Stated exercise -> Give again, exactly as written, the lines of the records below from the line with "Write the D3.js code for this chart." to the line with "80, 90, 100];". Both end lines count; pictures do not.

Data shown ->
■ ■ ■

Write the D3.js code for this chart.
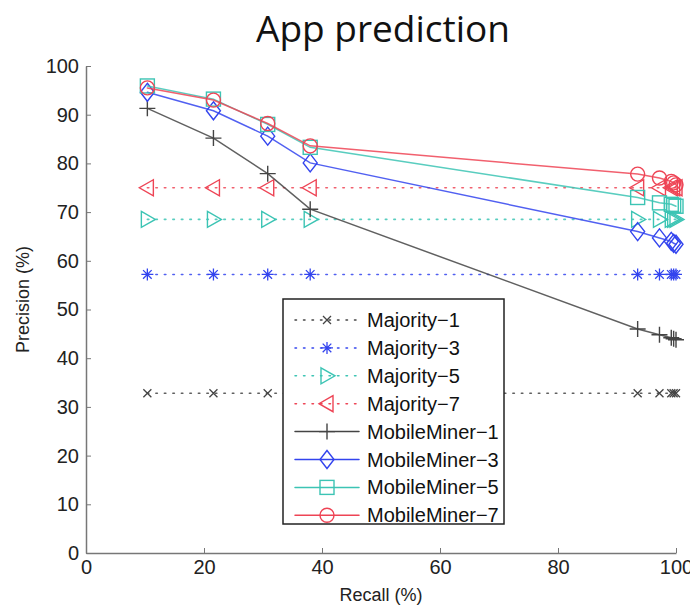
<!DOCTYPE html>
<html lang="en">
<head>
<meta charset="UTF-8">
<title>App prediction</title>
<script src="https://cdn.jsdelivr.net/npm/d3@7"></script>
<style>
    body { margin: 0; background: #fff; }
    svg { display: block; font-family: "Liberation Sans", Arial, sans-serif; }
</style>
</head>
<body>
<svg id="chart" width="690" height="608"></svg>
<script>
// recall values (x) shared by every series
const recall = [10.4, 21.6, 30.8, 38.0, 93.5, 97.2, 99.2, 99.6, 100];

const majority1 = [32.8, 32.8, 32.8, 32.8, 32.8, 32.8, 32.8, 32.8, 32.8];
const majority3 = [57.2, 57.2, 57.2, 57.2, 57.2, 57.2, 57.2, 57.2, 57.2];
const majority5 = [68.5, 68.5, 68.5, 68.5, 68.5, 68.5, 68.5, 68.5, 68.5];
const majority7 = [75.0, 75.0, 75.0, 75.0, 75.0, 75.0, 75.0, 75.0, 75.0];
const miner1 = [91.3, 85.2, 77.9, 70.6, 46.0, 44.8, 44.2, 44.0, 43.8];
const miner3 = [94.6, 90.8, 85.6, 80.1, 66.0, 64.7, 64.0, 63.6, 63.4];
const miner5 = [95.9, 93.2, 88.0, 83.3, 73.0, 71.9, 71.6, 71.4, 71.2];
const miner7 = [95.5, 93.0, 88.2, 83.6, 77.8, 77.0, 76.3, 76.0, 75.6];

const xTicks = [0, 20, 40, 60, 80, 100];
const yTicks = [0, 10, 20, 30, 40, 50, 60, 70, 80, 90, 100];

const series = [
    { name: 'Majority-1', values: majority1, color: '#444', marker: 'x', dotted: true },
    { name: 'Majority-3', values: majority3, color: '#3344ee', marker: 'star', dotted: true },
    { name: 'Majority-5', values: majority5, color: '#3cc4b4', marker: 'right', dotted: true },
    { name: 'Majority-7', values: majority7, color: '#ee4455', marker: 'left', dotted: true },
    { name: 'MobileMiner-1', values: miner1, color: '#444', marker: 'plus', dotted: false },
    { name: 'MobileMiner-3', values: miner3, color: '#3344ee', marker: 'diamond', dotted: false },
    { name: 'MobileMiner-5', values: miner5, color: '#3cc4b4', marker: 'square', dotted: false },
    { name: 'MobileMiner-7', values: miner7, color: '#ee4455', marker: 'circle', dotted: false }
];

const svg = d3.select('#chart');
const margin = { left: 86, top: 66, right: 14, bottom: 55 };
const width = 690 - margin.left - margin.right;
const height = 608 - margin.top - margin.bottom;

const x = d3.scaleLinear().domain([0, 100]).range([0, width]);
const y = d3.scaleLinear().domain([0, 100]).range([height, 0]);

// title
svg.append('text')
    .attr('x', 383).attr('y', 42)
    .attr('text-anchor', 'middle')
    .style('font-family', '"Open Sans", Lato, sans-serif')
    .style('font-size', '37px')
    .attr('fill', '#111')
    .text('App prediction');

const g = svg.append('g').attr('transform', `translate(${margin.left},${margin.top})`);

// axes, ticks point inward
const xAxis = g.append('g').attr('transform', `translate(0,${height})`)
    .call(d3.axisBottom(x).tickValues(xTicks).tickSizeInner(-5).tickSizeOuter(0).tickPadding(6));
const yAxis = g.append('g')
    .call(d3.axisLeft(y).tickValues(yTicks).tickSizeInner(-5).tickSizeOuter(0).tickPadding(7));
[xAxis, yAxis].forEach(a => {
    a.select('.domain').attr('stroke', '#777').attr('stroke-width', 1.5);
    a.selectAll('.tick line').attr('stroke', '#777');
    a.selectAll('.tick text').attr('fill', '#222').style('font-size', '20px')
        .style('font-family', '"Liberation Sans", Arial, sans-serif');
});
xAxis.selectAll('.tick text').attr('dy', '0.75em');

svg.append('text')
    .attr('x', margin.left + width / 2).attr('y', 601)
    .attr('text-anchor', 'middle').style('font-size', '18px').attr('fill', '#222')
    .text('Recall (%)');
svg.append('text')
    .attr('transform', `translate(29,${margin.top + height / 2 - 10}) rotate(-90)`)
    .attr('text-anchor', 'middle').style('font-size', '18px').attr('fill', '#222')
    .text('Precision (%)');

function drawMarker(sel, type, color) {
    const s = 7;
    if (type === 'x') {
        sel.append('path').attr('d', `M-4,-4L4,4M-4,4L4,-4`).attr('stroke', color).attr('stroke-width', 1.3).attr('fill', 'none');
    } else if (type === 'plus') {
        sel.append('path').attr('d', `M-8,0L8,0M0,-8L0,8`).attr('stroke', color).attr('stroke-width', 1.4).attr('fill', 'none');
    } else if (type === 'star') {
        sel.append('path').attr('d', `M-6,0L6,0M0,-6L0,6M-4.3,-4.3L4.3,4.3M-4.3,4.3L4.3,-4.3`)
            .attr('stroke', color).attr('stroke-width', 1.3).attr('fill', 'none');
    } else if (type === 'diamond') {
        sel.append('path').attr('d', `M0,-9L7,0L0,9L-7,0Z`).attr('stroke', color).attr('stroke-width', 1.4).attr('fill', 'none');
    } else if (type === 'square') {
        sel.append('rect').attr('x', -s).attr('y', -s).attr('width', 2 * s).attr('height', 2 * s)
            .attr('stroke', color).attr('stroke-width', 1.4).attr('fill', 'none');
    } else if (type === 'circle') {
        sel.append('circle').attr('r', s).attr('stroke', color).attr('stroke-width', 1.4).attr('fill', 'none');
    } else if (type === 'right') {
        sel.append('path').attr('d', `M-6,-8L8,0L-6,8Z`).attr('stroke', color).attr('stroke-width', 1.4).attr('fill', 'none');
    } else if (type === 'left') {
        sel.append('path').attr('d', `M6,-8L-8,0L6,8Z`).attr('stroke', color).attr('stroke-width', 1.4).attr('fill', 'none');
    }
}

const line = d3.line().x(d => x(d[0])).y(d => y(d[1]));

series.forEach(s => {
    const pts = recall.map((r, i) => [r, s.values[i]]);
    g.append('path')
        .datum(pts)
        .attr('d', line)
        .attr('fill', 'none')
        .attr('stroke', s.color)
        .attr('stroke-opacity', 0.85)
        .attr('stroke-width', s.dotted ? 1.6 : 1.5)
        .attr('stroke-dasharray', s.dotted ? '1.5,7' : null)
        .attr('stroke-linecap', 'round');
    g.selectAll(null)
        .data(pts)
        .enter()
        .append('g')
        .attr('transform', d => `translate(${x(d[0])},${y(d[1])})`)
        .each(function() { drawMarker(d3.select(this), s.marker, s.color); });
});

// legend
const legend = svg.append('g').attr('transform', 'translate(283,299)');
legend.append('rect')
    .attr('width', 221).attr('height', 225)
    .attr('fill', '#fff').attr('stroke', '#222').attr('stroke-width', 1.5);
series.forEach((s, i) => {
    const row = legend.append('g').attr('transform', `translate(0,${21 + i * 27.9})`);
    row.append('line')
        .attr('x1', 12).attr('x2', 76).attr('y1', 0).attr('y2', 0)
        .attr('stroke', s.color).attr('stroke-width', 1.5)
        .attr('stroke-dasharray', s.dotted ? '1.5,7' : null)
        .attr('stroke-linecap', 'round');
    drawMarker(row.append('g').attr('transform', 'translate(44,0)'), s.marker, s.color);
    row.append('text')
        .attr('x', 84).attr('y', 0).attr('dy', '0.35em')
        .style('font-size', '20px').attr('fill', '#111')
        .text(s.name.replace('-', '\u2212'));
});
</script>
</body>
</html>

■ ■ ■

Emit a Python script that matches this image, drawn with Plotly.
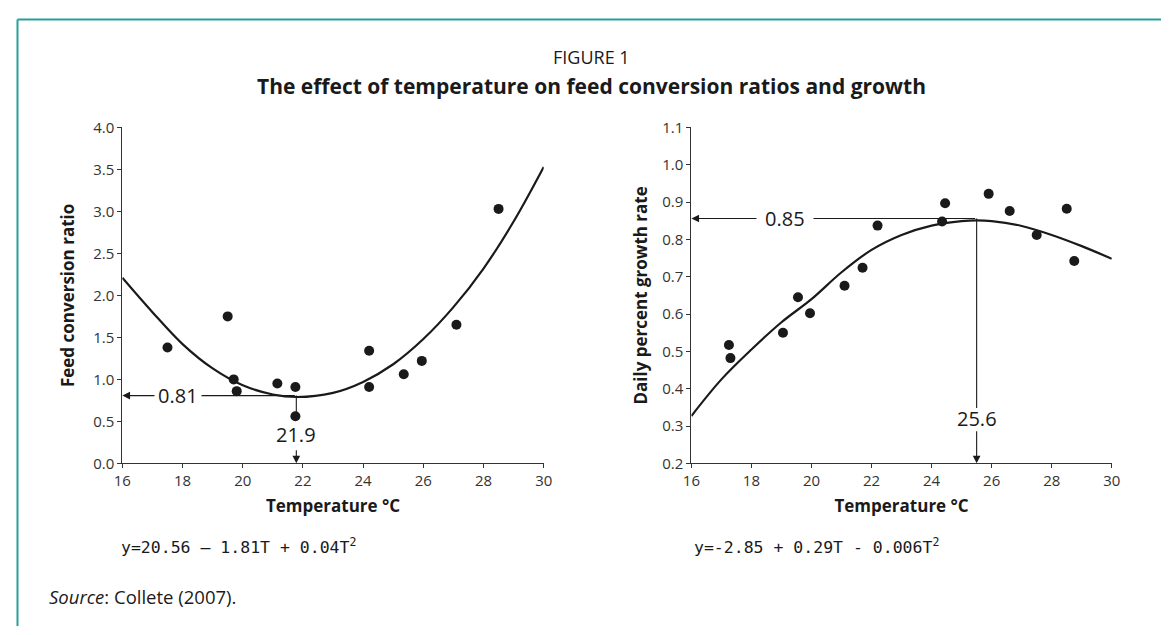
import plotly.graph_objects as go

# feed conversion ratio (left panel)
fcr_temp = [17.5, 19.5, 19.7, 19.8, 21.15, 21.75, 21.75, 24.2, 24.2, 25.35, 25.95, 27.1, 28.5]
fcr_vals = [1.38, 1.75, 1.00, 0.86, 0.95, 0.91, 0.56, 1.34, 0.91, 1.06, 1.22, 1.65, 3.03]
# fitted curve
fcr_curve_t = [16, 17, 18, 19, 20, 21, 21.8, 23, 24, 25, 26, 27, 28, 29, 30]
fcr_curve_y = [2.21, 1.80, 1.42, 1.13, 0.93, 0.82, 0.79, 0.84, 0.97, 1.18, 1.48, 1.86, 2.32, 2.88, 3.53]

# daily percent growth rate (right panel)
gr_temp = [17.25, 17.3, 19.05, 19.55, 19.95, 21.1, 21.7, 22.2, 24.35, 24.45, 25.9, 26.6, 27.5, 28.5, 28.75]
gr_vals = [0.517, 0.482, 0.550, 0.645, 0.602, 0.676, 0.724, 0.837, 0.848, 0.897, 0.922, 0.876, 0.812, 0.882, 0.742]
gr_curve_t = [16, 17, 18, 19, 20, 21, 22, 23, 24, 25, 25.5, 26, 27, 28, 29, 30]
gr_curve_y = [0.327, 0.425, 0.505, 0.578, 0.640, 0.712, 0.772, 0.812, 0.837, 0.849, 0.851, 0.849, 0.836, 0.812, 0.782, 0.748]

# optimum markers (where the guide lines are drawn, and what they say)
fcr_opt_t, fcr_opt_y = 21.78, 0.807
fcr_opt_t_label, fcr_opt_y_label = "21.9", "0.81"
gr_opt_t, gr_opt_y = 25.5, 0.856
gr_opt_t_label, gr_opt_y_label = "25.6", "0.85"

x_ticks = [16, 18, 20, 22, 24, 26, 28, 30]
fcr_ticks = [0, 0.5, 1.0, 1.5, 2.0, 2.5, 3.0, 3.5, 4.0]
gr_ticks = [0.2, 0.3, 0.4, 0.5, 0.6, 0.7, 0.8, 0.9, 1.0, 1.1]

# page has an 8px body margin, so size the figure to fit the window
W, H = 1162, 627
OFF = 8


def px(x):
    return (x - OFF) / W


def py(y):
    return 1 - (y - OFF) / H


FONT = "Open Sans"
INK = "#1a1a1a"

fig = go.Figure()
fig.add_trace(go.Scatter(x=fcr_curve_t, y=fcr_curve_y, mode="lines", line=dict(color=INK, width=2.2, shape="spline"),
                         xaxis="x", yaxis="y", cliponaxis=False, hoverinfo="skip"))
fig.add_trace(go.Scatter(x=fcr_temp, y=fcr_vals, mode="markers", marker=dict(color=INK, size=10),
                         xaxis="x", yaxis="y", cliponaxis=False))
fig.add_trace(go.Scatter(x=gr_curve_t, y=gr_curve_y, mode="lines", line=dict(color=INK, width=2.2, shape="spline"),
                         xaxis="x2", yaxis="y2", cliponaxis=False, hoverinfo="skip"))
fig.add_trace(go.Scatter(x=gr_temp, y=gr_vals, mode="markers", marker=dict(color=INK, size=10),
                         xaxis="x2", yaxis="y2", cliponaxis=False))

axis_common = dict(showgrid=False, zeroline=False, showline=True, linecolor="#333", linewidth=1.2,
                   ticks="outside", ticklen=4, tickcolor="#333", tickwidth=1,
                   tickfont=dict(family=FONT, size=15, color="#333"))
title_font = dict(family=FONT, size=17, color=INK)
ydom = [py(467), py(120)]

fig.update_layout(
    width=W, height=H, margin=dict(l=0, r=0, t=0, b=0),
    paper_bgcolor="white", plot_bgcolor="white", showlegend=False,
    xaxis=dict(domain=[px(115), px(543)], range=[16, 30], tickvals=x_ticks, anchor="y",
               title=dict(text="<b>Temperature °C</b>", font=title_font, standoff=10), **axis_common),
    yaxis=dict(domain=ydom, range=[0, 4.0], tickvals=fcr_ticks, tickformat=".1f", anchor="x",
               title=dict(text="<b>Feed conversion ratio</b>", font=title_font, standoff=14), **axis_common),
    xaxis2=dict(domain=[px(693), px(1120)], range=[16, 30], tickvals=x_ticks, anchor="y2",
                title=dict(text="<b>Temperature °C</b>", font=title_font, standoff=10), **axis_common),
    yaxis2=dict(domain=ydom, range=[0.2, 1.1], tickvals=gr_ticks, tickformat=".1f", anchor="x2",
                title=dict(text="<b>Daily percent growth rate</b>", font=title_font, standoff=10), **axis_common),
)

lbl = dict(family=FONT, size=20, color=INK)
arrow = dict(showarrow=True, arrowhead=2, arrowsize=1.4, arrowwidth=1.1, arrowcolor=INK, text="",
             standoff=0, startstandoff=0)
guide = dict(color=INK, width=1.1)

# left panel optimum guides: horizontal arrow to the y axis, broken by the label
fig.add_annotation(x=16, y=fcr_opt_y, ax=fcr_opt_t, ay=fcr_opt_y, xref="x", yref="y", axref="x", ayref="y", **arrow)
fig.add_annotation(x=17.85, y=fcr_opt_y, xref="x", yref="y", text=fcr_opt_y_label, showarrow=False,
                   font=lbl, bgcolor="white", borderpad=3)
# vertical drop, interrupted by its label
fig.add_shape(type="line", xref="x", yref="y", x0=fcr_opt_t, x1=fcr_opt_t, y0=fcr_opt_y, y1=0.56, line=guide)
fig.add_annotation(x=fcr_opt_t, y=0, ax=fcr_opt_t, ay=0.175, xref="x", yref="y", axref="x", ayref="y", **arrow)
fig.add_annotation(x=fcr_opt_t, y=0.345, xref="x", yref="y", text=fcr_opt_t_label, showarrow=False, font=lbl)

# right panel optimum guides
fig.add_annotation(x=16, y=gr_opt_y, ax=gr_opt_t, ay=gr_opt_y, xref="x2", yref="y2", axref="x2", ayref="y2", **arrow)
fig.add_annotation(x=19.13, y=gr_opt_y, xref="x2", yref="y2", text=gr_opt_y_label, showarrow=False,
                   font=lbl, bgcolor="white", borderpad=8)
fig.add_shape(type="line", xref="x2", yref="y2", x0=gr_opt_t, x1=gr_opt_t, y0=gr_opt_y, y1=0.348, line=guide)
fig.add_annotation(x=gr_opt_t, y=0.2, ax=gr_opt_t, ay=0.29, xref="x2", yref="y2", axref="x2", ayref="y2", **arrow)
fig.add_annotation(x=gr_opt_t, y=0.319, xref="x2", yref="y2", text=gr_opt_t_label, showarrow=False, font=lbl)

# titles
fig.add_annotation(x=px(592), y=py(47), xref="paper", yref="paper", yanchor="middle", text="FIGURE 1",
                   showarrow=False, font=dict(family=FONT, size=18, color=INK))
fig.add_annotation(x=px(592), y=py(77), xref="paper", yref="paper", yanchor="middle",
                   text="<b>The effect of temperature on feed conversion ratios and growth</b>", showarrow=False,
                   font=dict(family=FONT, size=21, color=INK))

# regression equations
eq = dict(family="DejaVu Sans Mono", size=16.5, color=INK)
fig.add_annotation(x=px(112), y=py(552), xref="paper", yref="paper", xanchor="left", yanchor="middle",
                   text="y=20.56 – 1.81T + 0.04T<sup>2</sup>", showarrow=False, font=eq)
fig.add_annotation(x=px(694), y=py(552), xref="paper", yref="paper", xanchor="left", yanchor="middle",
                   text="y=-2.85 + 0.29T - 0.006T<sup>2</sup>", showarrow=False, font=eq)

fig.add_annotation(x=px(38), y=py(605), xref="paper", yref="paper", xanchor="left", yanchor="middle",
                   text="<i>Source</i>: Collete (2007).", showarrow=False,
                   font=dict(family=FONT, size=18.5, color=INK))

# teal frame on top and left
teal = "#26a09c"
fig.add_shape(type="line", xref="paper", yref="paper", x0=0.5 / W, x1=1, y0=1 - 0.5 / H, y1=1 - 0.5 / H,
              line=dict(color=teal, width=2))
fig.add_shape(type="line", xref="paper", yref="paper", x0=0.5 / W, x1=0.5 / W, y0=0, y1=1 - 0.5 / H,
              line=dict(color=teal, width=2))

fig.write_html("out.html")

■ ■ ■

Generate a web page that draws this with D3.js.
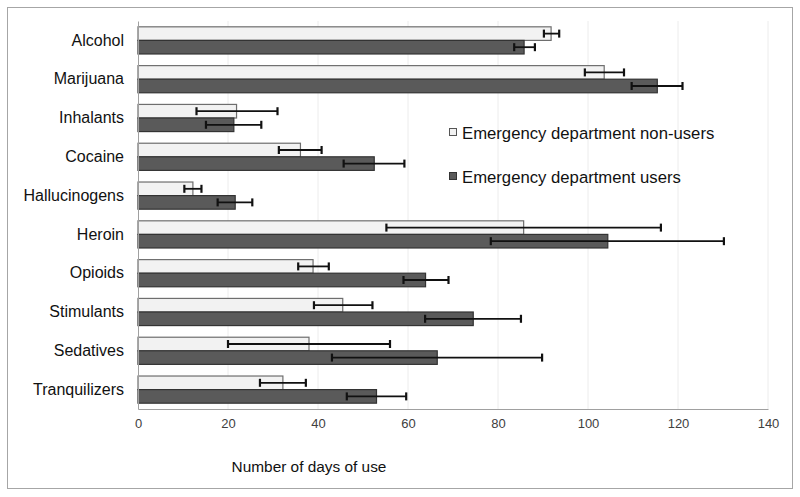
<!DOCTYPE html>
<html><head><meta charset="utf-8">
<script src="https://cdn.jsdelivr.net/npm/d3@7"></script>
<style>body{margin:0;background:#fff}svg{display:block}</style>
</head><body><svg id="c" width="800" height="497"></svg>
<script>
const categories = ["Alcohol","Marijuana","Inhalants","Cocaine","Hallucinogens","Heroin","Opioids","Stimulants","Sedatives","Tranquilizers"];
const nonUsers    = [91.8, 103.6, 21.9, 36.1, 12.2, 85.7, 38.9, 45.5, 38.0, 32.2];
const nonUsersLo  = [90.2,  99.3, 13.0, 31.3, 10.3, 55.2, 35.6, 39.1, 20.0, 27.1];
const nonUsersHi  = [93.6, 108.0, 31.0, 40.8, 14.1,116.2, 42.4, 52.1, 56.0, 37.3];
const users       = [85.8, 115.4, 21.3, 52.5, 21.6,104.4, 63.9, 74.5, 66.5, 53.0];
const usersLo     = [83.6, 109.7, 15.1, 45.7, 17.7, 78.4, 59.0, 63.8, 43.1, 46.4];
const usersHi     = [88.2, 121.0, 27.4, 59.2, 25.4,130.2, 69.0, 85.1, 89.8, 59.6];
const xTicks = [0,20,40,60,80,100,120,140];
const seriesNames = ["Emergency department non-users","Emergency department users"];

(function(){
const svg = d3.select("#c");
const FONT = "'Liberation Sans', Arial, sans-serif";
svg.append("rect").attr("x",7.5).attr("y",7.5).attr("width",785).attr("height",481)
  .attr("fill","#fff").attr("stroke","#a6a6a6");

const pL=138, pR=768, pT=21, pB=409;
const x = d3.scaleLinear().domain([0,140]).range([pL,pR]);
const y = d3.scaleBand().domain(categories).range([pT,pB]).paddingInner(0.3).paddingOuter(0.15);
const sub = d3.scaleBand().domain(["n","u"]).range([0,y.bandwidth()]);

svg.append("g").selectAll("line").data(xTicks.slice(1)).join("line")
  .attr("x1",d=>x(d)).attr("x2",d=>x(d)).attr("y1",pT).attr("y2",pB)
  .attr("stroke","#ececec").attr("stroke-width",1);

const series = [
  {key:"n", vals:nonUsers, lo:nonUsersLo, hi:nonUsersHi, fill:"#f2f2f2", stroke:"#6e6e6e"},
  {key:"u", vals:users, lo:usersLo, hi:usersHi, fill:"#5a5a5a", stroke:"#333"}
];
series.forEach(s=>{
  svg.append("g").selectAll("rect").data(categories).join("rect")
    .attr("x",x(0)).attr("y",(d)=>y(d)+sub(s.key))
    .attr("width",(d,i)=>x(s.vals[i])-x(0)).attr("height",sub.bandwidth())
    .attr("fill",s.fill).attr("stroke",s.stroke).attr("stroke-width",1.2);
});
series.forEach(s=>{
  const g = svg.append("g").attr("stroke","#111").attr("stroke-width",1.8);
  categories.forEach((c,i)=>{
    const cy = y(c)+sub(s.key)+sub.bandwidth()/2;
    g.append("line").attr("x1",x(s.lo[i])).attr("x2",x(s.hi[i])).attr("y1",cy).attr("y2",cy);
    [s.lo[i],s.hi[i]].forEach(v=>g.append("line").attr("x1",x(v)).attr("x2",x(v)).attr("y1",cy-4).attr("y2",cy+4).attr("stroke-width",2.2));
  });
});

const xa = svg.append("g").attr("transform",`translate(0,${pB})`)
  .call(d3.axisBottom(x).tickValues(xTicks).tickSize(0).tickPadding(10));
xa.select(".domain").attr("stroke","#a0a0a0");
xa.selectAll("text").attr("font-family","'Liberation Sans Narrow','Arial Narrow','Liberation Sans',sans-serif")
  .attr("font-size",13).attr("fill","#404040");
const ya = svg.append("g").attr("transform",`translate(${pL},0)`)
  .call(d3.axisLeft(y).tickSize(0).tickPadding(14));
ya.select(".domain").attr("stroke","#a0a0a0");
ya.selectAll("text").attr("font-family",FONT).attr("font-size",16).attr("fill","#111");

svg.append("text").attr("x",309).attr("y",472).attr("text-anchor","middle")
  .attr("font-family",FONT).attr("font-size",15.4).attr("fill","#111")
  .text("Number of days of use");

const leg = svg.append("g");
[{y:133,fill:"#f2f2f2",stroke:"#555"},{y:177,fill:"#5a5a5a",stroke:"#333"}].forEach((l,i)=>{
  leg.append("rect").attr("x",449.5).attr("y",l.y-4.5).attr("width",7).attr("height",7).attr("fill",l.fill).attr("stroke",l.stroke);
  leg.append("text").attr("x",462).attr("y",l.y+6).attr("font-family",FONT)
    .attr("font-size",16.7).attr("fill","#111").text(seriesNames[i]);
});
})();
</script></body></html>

■ ■ ■

The completed task ->
Write the D3.js code for this chart.
<!DOCTYPE html>
<html lang="en">
<head>
<meta charset="UTF-8">
<title>App prediction</title>
<script src="https://cdn.jsdelivr.net/npm/d3@7"></script>
<style>
    body { margin: 0; background: #fff; }
    svg { display: block; font-family: "Liberation Sans", Arial, sans-serif; }
</style>
</head>
<body>
<svg id="chart" width="690" height="608"></svg>
<script>
// recall values (x) shared by every series
const recall = [10.4, 21.6, 30.8, 38.0, 93.5, 97.2, 99.2, 99.6, 100];

const majority1 = [32.8, 32.8, 32.8, 32.8, 32.8, 32.8, 32.8, 32.8, 32.8];
const majority3 = [57.2, 57.2, 57.2, 57.2, 57.2, 57.2, 57.2, 57.2, 57.2];
const majority5 = [68.5, 68.5, 68.5, 68.5, 68.5, 68.5, 68.5, 68.5, 68.5];
const majority7 = [75.0, 75.0, 75.0, 75.0, 75.0, 75.0, 75.0, 75.0, 75.0];
const miner1 = [91.3, 85.2, 77.9, 70.6, 46.0, 44.8, 44.2, 44.0, 43.8];
const miner3 = [94.6, 90.8, 85.6, 80.1, 66.0, 64.7, 64.0, 63.6, 63.4];
const miner5 = [95.9, 93.2, 88.0, 83.3, 73.0, 71.9, 71.6, 71.4, 71.2];
const miner7 = [95.5, 93.0, 88.2, 83.6, 77.8, 77.0, 76.3, 76.0, 75.6];

const xTicks = [0, 20, 40, 60, 80, 100];
const yTicks = [0, 10, 20, 30, 40, 50, 60, 70, 80, 90, 100];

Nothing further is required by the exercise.